From the listing below, copy every line with the word "chart".
[START]
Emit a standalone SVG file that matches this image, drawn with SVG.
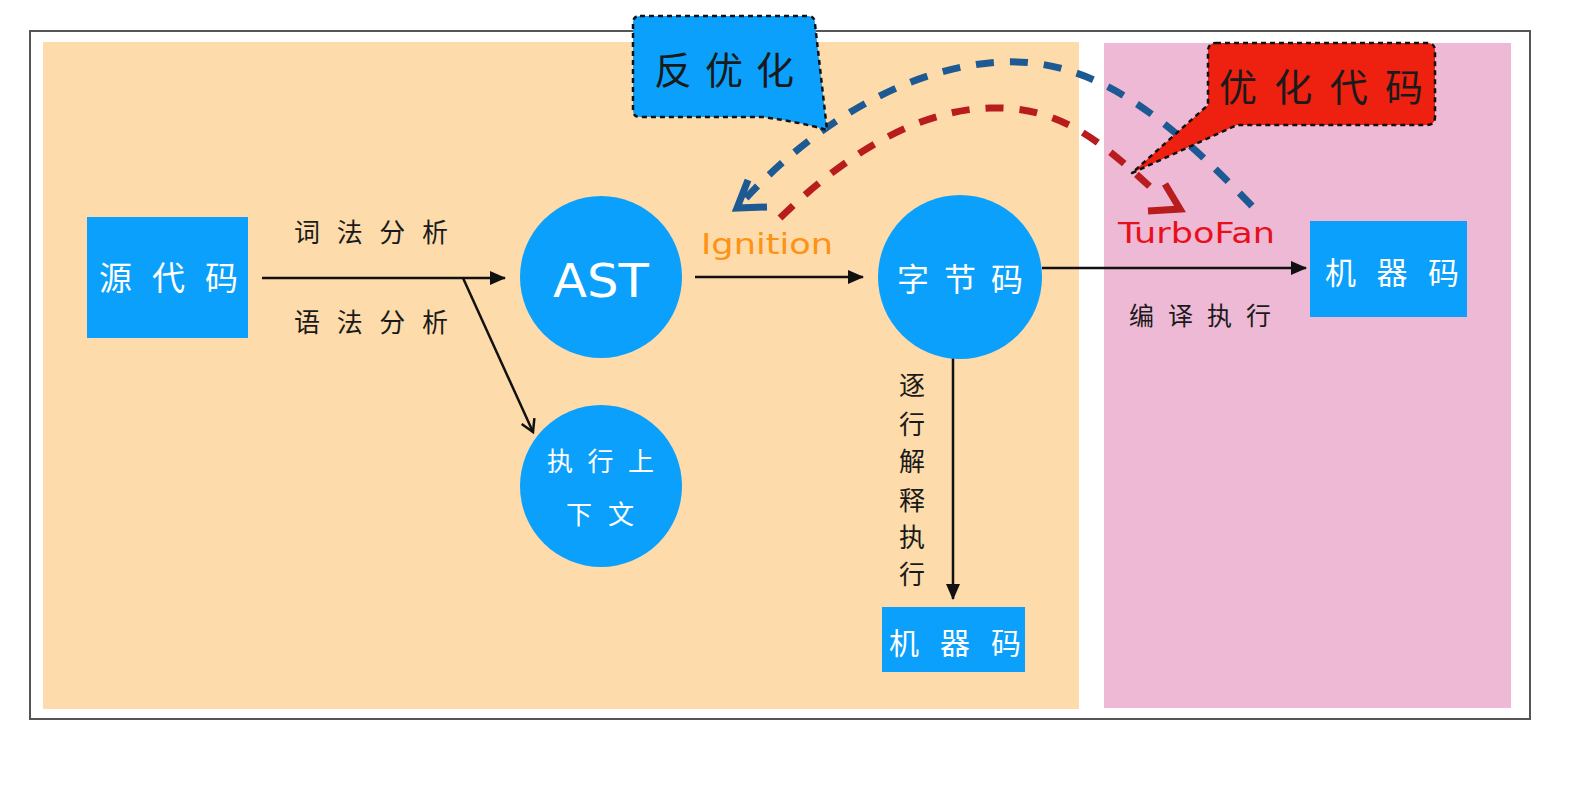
<svg xmlns="http://www.w3.org/2000/svg" width="1570" height="790" viewBox="0 0 1570 790">
<defs>
<style>
.cn{font-family:"Noto Sans CJK SC","Noto Sans",sans-serif;}
.lat{font-family:"DejaVu Sans","Noto Sans",sans-serif;}
.w{fill:#ffffff;}
.k{fill:#1a1a1a;}
.node{fill:#0aa0fb;}
.line{stroke:#111;stroke-width:2.5;fill:none;}
.dashB{stroke:#1d5a93;stroke-width:7;fill:none;stroke-dasharray:18 16;}
.dashR{stroke:#b81c1c;stroke-width:7;fill:none;stroke-dasharray:18 16;}
.bubble{stroke:#111;stroke-width:2.5;stroke-dasharray:5 4;stroke-linejoin:round;}
</style>
<marker id="tri" markerWidth="16" markerHeight="14" refX="15" refY="7" orient="auto" markerUnits="userSpaceOnUse">
<path d="M0,0 L16,7 L0,14 Z" fill="#111"/>
</marker>
<marker id="vee" markerWidth="18" markerHeight="18" refX="15" refY="9" orient="auto" markerUnits="userSpaceOnUse">
<path d="M3,2 L15,9 L3,16" fill="none" stroke="#111" stroke-width="2.5"/>
</marker>
</defs>
<rect x="0" y="0" width="1570" height="790" fill="#ffffff"/>
<rect x="30" y="31" width="1500" height="688" fill="#ffffff" stroke="#555" stroke-width="2"/>
<rect id="panel-ignition" x="43" y="42" width="1036" height="667" fill="#fddbab"/>
<rect id="panel-turbofan" x="1104" y="43" width="407" height="665" fill="#eeb9d5"/>

<g id="connectors">
<line class="line" x1="262" y1="278" x2="505" y2="278" marker-end="url(#tri)"/>
<line class="line" x1="463" y1="278" x2="533" y2="432" marker-end="url(#vee)"/>
<line class="line" x1="695" y1="277" x2="863" y2="277" marker-end="url(#tri)"/>
<line class="line" x1="1042" y1="268" x2="1306" y2="268" marker-end="url(#tri)"/>
<line class="line" x1="953" y1="358" x2="953" y2="599" marker-end="url(#tri)"/>
<path class="dashB" d="M1252,206 C1160,110 1090,58 1000,62 C900,68 810,130 746,198"/>
<polyline points="748,180 737,208 767,207" fill="none" stroke="#1d5a93" stroke-width="7" stroke-linejoin="miter"/>
<path class="dashR" d="M780,218 C850,150 920,110 990,108 C1060,106 1100,140 1160,196"/>
<polyline points="1165,184 1180,209 1148,211" fill="none" stroke="#b81c1c" stroke-width="7" stroke-linejoin="miter"/>
<text class="cn k" x="294" y="242" font-size="26" textLength="154" lengthAdjust="spacing">词法分析</text>
<text class="cn k" x="294" y="332" font-size="26" textLength="154" lengthAdjust="spacing">语法分析</text>
<text class="lat" x="701" y="254" font-size="28" fill="#ff9214" textLength="132" lengthAdjust="spacingAndGlyphs">Ignition</text>
<text class="lat" x="1118" y="243" font-size="28" fill="#e8101a" textLength="157" lengthAdjust="spacingAndGlyphs">TurboFan</text>
<text class="cn k" x="1129" y="325" font-size="25" textLength="142" lengthAdjust="spacing">编译执行</text>
<g class="cn k" font-size="26" text-anchor="middle">
<text x="912" y="395">逐</text>
<text x="912" y="434">行</text>
<text x="912" y="471">解</text>
<text x="912" y="510">释</text>
<text x="912" y="547">执</text>
<text x="912" y="584">行</text>
</g>
</g>

<g id="source">
<rect class="node" x="87" y="217" width="161" height="121"/>
<text class="cn w" x="99" y="290" font-size="33" textLength="139" lengthAdjust="spacing">源代码</text>
</g>
<g id="ast">
<circle class="node" cx="601" cy="277" r="81"/>
<text class="lat" x="553" y="297" font-size="46" fill="#fff" textLength="96" lengthAdjust="spacingAndGlyphs">AST</text>
</g>
<g id="context">
<circle class="node" cx="601" cy="486" r="81"/>
<text class="cn w" x="547" y="471" font-size="26" textLength="107" lengthAdjust="spacing">执行上</text>
<text class="cn w" x="566" y="524" font-size="26" textLength="68" lengthAdjust="spacing">下文</text>
</g>
<g id="bytecode">
<circle class="node" cx="960" cy="277" r="82"/>
<text class="cn w" x="897" y="291" font-size="32" textLength="126" lengthAdjust="spacing">字节码</text>
</g>
<g id="machine-code-right">
<rect class="node" x="1310" y="221" width="157" height="96"/>
<text class="cn w" x="1325" y="284" font-size="31" textLength="134" lengthAdjust="spacing">机器码</text>
</g>
<g id="machine-code-bottom">
<rect class="node" x="882" y="607" width="143" height="65"/>
<text class="cn w" x="889" y="654" font-size="30" textLength="132" lengthAdjust="spacing">机器码</text>
</g>
<g id="deopt-bubble">
<path class="bubble" fill="#0aa0fb" d="M640,16 L808,16 Q815,16 815,24 L827,130 Q800,122 763,117 L640,117 Q633,117 633,110 L633,23 Q633,16 640,16 Z"/>
<text class="cn k" x="654" y="84" font-size="38" textLength="140" lengthAdjust="spacing">反优化</text>
</g>
<g id="opt-bubble">
<path class="bubble" fill="#ee2010" d="M1216,43 L1427,43 Q1435,43 1435,51 L1435,117 Q1435,125 1427,125 L1237,125 L1132,173 L1208,105 L1208,51 Q1208,43 1216,43 Z"/>
<text class="cn k" x="1219" y="101" font-size="38" textLength="204" lengthAdjust="spacing">优化代码</text>
</g>
</svg>
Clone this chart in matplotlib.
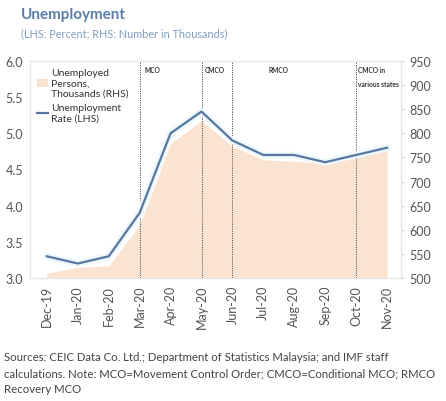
import matplotlib.pyplot as plt
from matplotlib.patches import Patch
from matplotlib.lines import Line2D

plt.rcParams['font.family'] = ['Lato', 'DejaVu Sans']

months = ["Dec-19", "Jan-20", "Feb-20", "Mar-20", "Apr-20", "May-20",
          "Jun-20", "Jul-20", "Aug-20", "Sep-20", "Oct-20", "Nov-20"]
rate = [3.3, 3.2, 3.3, 3.9, 5.0, 5.3, 4.9, 4.7, 4.7, 4.6, 4.7, 4.8]
persons = [510, 522, 525, 610, 779, 826, 773, 745, 742, 738, 751, 767]

events = ["Mar-20", "May-20", "Jun-20", "Oct-20"]

line_col = "#56789e"
fill_col = "#fbe3d2"
txt_col = "#555555"

fig = plt.figure(figsize=(4.46, 4.02), dpi=100)
ax = fig.add_axes([0.067, 0.306, 0.832, 0.540])
ax2 = ax.twinx()

x = list(range(len(months)))
ax2.fill_between(x, 500, persons, color=fill_col, lw=0, zorder=1)
ax2.set_ylim(500, 950)
ax2.set_yticks(range(500, 951, 50))

# faint glow around the rate line, as in the source image
ax.plot(x, rate, color="#eef7fc", lw=5, zorder=4, solid_capstyle="round")
ax.plot(x, rate, color=line_col, lw=1.6, zorder=5)
ax.set_ylim(3.0, 6.0)
ax.set_yticks([3.0, 3.5, 4.0, 4.5, 5.0, 5.5, 6.0])
ax.set_yticklabels([f"{v:.1f}" for v in ax.get_yticks()])
ax.set_xlim(-0.55, 11.45)
ax.set_xticks(x)
ax.set_xticklabels(months, rotation=90)

ax.set_zorder(ax2.get_zorder() + 1)
ax.patch.set_visible(False)

for a in (ax, ax2):
    for s in a.spines.values():
        s.set_color("#e4e4e4")
        s.set_linewidth(0.8)
    a.tick_params(colors=txt_col, labelsize=9, length=2, width=0.6)
ax.tick_params(axis="x", labelsize=9, length=0, pad=5)
ax.tick_params(axis="y", length=0, pad=5)
ax2.tick_params(axis="y", color="#bbbbbb", pad=4)

for ev in events:
    ax.axvline(months.index(ev), color="#555555", lw=0.7, ls=(0, (1.2, 1.2)), zorder=3)

lab_kw = dict(fontsize=4.8, fontweight="bold", color="#333333", va="top", zorder=6)
ax.text(months.index("Mar-20") + 0.15, 5.93, "MCO", **lab_kw)
ax.text(months.index("May-20") + 0.1, 5.93, "CMCO", **lab_kw)
ax.text(7.5, 5.93, "RMCO", ha="center", **lab_kw)
ax.text(months.index("Oct-20") + 0.05, 5.93, "CMCO in\nvarious states", linespacing=2.2, **lab_kw)

handles = [Patch(color=fill_col, lw=0),
           Line2D([], [], color=line_col, lw=1.6)]
labels = ["Unemployed\nPersons,\nThousands (RHS)", "Unemployment\nRate (LHS)"]
ax.legend(handles, labels, loc="upper left", bbox_to_anchor=(0.0, 1.0), frameon=False,
          fontsize=7.5, handlelength=1.0, handletextpad=0.3, labelspacing=0.5,
          borderaxespad=0.3, labelcolor="#333333")

fig.text(0.047, 0.953, "Unemployment", fontsize=11, fontweight="bold", color="#5a7ea8")
fig.text(0.047, 0.908, "(LHS: Percent; RHS: Number in Thousands)", fontsize=7.8, color="#7f9fc2")
fig.text(0.008, 0.022,
         "Sources: CEIC Data Co. Ltd.; Department of Statistics Malaysia; and IMF staff\n"
         "calculations. Note: MCO=Movement Control Order; CMCO=Conditional MCO; RMCO\n"
         "Recovery MCO",
         fontsize=8.2, color="#444444", linespacing=1.55)

fig.savefig("out.png", dpi=100)
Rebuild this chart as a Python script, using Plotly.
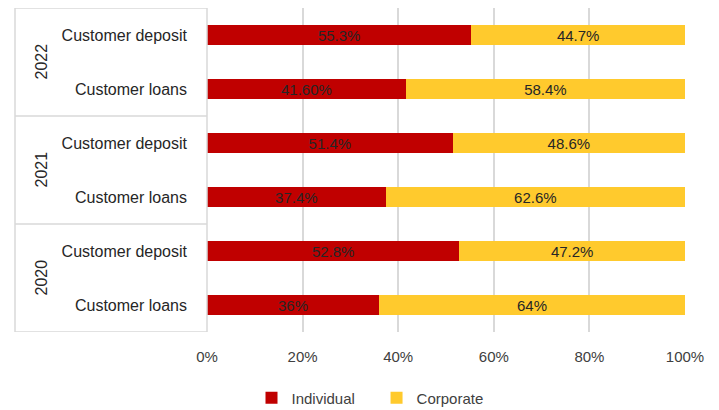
[END]
SOLUTION:
Clone this chart in matplotlib.
Rebuild this chart as a Python script, using Plotly.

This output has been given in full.